==== SUPPLIED MATERIAL ====

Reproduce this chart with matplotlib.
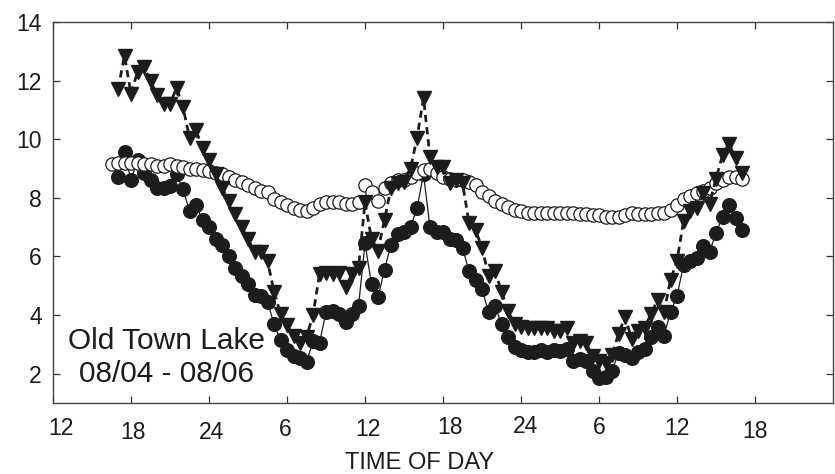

====
==== SUPPLIED MATERIAL ====

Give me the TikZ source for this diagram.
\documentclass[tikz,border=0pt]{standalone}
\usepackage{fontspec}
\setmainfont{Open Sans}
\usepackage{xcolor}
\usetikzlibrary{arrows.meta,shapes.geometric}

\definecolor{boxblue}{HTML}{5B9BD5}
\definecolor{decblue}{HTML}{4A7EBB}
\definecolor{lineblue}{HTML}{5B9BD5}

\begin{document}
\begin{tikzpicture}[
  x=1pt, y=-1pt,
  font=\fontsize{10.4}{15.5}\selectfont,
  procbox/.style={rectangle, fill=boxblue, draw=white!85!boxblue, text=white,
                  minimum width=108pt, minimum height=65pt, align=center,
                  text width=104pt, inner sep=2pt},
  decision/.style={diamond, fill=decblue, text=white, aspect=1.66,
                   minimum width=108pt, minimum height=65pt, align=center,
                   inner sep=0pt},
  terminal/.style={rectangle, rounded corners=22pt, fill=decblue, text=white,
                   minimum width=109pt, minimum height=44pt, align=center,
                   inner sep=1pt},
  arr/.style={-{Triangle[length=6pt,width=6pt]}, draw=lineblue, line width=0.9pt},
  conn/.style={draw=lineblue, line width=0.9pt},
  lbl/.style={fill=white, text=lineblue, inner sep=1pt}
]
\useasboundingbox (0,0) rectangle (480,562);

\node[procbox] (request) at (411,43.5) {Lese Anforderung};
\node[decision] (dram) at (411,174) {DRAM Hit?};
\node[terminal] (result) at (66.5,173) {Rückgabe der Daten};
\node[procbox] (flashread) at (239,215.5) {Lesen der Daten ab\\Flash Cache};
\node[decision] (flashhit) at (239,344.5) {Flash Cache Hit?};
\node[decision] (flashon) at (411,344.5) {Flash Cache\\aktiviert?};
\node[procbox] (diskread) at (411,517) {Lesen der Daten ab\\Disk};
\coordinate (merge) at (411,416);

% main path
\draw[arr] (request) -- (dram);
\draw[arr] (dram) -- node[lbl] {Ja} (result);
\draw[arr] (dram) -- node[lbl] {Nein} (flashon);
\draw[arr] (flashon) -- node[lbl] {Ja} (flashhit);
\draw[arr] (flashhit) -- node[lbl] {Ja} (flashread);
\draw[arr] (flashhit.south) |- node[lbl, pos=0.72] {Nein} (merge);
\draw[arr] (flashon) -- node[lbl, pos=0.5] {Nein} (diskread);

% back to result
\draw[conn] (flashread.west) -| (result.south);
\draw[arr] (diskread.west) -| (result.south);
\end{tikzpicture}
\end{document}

====

STATED EXERCISE. Determine how many lines of the material include the string "this". Output only that count.

EXERCISE RESPONSE. 2